# Data supplied start

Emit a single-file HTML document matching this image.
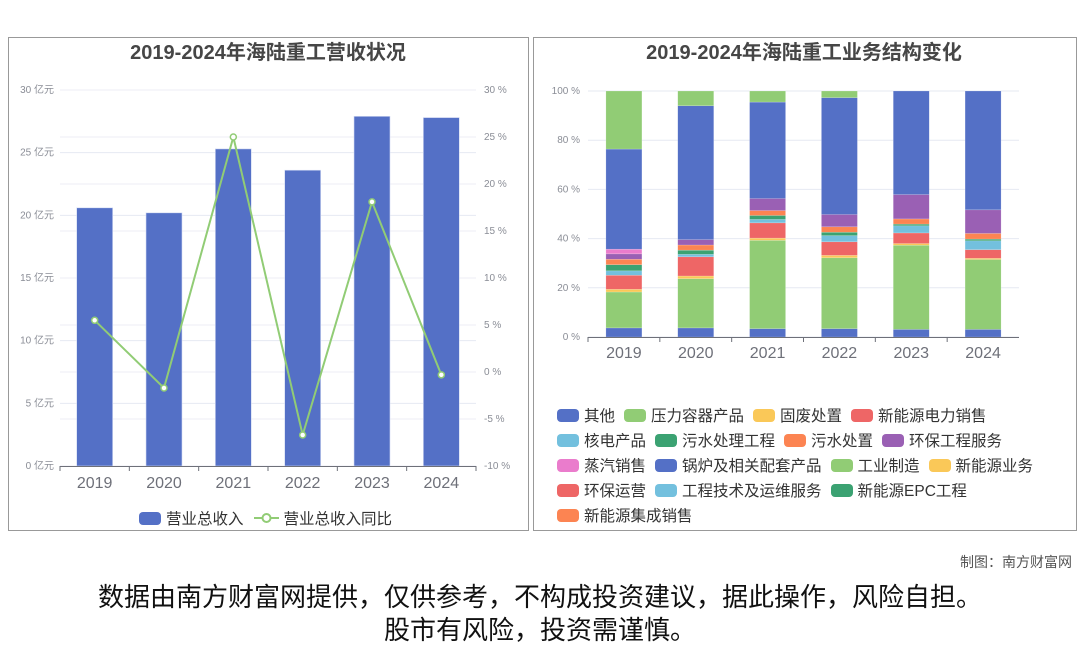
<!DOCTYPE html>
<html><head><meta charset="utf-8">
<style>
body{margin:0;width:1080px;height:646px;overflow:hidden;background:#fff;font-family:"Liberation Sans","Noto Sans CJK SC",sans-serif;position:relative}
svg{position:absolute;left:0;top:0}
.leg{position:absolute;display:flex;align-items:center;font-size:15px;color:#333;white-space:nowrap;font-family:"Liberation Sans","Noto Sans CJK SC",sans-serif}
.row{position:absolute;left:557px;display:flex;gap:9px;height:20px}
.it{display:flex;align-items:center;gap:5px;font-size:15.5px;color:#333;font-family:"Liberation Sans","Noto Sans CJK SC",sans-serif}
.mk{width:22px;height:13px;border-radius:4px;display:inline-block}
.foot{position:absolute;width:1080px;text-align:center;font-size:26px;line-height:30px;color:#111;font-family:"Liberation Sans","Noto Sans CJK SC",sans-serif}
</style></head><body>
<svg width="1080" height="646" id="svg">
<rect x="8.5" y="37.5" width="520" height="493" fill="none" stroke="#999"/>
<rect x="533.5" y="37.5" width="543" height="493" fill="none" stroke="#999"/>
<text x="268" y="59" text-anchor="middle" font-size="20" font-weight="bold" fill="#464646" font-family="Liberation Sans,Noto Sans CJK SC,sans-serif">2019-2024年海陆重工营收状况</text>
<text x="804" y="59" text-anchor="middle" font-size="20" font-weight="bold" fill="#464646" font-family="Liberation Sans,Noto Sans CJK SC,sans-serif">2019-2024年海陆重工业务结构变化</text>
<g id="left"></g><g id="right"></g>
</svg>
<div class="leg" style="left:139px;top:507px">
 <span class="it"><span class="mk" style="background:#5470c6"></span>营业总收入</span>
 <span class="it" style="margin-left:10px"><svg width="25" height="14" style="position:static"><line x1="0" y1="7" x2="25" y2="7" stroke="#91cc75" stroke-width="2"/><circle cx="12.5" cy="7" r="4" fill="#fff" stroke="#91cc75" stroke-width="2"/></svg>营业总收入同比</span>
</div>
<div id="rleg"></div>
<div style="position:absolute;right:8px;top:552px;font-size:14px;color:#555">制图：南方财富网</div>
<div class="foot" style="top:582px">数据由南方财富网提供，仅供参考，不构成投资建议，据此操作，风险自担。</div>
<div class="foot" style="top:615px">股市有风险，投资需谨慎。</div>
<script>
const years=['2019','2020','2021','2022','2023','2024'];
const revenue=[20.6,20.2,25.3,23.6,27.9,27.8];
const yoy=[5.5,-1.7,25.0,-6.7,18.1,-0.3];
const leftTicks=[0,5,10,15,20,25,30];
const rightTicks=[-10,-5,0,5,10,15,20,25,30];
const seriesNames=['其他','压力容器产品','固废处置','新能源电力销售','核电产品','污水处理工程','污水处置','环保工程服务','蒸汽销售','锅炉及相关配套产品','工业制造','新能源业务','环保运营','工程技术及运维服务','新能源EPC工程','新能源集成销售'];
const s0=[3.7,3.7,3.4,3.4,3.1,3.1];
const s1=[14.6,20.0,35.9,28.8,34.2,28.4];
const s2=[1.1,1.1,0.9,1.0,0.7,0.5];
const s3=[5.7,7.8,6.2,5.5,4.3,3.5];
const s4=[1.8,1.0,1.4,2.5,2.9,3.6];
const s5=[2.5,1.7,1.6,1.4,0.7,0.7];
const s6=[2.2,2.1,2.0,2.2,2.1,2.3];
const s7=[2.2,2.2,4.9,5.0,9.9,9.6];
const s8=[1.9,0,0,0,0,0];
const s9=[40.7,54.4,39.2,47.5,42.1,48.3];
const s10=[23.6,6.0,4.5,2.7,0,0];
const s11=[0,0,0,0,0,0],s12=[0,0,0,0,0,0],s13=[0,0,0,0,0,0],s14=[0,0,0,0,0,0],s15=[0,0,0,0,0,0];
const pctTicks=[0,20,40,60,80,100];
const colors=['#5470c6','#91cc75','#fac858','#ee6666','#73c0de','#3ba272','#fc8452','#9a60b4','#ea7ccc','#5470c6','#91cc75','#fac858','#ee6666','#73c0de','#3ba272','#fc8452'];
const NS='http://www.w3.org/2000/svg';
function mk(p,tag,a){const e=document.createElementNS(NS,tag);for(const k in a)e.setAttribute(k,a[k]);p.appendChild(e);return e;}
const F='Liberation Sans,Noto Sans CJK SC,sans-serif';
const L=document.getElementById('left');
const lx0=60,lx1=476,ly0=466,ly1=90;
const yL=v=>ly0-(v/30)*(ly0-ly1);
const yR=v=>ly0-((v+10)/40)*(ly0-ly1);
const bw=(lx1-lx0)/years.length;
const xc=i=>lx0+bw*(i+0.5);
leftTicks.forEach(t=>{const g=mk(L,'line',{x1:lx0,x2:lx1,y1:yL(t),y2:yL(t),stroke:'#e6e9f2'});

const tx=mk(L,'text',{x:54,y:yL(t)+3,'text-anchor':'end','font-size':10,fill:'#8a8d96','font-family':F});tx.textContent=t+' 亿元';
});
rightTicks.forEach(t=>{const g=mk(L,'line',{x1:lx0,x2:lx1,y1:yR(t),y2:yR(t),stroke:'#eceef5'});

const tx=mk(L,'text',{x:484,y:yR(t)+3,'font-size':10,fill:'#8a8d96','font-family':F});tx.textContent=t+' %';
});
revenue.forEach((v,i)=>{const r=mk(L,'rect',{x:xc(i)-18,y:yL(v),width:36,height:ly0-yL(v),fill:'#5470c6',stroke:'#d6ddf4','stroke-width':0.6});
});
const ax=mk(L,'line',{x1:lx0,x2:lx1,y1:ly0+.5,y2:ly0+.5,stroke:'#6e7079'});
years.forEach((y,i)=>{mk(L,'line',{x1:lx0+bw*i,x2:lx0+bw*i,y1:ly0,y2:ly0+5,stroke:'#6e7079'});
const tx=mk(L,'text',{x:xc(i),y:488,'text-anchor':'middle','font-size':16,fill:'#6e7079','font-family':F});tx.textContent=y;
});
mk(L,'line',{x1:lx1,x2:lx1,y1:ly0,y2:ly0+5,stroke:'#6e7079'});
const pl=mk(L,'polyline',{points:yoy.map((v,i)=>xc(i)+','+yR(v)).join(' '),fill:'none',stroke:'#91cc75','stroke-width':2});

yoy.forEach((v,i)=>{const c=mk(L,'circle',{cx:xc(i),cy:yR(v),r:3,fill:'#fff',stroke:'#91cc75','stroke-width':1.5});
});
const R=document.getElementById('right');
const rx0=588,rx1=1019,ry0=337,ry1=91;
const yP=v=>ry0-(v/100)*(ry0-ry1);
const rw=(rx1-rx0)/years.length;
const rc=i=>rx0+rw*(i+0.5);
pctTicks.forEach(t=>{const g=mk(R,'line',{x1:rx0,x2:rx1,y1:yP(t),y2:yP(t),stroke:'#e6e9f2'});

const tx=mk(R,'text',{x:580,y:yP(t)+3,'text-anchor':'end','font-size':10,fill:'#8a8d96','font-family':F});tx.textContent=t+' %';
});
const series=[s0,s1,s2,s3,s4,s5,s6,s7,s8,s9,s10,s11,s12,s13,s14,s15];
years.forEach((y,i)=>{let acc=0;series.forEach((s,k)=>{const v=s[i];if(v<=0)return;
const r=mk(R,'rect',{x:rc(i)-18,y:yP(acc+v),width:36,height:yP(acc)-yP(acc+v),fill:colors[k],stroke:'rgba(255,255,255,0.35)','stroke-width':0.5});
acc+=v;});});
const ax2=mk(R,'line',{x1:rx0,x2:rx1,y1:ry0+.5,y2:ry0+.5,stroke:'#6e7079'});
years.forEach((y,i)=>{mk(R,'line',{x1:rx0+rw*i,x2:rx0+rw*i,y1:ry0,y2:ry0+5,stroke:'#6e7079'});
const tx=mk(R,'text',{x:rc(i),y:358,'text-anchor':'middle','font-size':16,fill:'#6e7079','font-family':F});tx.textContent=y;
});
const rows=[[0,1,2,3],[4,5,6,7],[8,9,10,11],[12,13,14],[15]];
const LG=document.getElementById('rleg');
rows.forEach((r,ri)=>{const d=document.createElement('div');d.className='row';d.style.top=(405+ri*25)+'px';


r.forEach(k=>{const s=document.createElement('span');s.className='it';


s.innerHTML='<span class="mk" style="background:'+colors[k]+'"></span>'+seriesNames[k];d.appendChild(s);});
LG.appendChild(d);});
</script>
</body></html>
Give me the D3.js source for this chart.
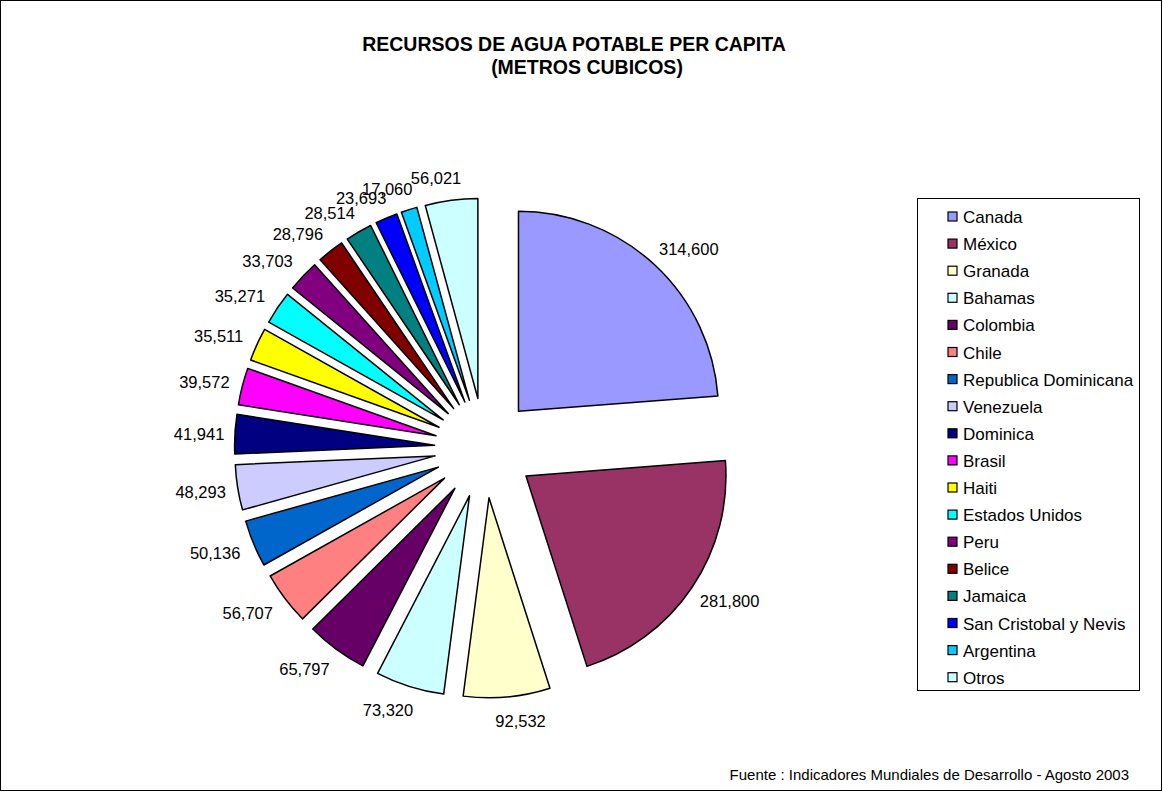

# Data supplied end

Objective »
Take every line from the records above that has the word "this" and copy it.

Complete answer »
Emit a single-file HTML document matching this image.
Give me the D3.js source for this chart.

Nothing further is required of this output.